■ Task to complete:
Leave the pictures out and retype the lines from the beginning through the line with "var values = [1.6, 19.3, 27.1, 4.4, 47.6];", both ends included.

[Begin]

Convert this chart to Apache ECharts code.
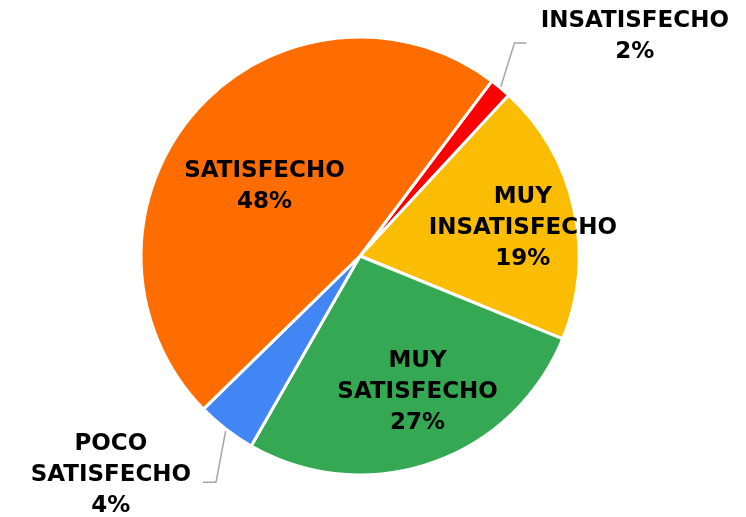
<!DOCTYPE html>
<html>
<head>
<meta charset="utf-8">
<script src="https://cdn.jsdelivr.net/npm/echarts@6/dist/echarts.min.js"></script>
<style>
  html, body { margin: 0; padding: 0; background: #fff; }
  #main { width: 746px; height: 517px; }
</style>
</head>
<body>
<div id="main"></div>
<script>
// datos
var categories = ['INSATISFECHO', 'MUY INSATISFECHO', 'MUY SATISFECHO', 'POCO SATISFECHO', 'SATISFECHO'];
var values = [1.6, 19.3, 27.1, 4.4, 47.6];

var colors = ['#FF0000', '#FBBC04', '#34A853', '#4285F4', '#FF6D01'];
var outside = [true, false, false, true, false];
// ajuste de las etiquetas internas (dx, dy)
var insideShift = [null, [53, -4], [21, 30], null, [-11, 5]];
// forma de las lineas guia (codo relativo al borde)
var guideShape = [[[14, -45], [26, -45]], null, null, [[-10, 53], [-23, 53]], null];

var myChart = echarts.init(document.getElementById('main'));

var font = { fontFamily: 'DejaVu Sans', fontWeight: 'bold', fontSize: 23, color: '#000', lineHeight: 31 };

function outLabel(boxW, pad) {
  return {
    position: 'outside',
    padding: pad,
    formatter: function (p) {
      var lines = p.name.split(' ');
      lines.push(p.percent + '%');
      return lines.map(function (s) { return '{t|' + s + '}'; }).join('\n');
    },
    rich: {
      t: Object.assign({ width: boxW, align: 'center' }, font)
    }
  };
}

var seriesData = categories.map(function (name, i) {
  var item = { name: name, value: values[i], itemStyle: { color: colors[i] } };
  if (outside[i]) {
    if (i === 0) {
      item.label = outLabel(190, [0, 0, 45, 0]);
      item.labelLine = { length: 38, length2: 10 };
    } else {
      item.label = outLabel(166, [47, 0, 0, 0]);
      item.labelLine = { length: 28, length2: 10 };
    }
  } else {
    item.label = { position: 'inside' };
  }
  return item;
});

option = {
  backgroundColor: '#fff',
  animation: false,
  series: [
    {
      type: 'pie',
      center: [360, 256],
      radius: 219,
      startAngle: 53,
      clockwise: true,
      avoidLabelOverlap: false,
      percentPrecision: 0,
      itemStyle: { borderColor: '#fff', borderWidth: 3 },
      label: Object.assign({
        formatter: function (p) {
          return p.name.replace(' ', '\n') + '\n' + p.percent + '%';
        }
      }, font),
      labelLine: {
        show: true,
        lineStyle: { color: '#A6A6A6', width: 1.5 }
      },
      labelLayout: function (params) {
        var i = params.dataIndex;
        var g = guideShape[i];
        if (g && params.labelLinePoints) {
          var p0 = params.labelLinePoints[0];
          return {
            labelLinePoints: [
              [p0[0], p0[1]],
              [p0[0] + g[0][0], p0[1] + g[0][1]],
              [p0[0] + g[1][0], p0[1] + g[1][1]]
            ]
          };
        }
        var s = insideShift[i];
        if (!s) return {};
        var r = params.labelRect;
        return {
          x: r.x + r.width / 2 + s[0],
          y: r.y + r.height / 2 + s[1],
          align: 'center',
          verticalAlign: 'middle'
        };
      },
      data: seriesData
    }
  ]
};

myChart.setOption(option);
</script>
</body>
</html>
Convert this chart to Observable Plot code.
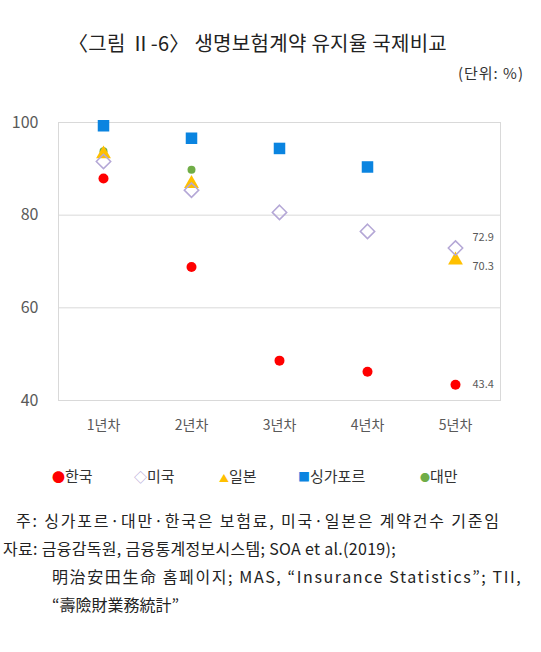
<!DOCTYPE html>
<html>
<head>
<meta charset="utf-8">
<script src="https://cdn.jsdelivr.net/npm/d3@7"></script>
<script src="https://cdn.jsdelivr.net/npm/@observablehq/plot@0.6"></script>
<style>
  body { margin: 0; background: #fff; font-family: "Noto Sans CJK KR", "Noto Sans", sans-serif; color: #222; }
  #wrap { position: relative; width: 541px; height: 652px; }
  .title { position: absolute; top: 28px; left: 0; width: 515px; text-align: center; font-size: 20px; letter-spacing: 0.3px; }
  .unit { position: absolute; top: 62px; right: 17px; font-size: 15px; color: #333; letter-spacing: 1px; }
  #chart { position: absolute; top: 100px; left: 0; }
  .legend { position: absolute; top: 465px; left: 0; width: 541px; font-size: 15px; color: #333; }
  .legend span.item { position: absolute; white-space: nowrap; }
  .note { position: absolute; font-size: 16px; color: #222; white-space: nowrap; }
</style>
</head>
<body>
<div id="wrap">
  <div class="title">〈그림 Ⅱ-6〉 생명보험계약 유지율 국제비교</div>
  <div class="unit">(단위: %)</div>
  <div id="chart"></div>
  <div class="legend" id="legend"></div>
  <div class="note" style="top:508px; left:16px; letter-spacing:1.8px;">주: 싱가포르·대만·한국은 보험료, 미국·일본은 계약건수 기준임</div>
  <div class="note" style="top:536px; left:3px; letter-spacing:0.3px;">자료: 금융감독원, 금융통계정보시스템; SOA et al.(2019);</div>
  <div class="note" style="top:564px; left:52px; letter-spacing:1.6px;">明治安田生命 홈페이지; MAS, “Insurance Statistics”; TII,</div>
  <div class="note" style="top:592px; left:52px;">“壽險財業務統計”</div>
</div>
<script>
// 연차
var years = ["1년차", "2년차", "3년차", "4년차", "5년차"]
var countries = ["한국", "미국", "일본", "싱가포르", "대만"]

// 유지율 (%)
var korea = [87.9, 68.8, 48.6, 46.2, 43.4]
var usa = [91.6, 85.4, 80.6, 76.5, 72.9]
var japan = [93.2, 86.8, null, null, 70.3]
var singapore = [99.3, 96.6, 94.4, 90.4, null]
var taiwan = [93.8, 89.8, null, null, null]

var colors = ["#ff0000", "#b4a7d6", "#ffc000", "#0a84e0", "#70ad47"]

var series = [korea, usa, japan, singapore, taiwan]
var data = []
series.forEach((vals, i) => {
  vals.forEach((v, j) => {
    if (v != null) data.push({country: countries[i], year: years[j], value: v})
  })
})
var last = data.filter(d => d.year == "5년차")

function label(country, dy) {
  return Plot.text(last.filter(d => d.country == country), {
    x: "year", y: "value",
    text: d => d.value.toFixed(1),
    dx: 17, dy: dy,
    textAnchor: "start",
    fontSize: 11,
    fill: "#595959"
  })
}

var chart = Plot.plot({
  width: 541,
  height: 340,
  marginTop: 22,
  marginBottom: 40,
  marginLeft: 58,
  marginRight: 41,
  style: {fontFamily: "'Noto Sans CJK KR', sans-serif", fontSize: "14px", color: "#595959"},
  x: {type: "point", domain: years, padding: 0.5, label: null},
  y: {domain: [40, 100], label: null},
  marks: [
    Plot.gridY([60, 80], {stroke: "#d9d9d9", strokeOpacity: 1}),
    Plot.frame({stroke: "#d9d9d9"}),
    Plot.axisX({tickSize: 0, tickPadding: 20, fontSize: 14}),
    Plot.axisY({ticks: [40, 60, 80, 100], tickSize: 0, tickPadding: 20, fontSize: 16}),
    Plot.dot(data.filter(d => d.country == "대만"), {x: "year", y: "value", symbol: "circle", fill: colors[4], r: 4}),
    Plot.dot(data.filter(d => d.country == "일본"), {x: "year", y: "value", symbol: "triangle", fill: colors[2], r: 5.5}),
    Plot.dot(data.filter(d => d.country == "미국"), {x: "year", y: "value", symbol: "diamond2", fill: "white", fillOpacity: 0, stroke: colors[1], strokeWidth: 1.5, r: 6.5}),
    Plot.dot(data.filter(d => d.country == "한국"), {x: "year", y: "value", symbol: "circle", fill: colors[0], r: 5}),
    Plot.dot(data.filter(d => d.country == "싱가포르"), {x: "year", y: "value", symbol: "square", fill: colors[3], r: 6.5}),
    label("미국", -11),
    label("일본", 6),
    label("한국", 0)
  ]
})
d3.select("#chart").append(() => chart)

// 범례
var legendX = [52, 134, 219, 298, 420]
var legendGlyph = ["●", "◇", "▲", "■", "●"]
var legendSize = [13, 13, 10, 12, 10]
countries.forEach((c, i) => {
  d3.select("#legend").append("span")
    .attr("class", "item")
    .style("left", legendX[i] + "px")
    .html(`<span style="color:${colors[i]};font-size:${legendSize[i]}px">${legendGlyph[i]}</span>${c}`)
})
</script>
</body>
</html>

[End]

■ Exercise response:
Convert this chart to Apache ECharts code.
<!DOCTYPE html>
<html>
<head>
<meta charset="utf-8">
<script src="https://cdn.jsdelivr.net/npm/echarts@6/dist/echarts.min.js"></script>
<style>
  html, body { margin: 0; padding: 0; background: #fff; }
  #main { width: 746px; height: 517px; }
</style>
</head>
<body>
<div id="main"></div>
<script>
// datos
var categories = ['INSATISFECHO', 'MUY INSATISFECHO', 'MUY SATISFECHO', 'POCO SATISFECHO', 'SATISFECHO'];
var values = [1.6, 19.3, 27.1, 4.4, 47.6];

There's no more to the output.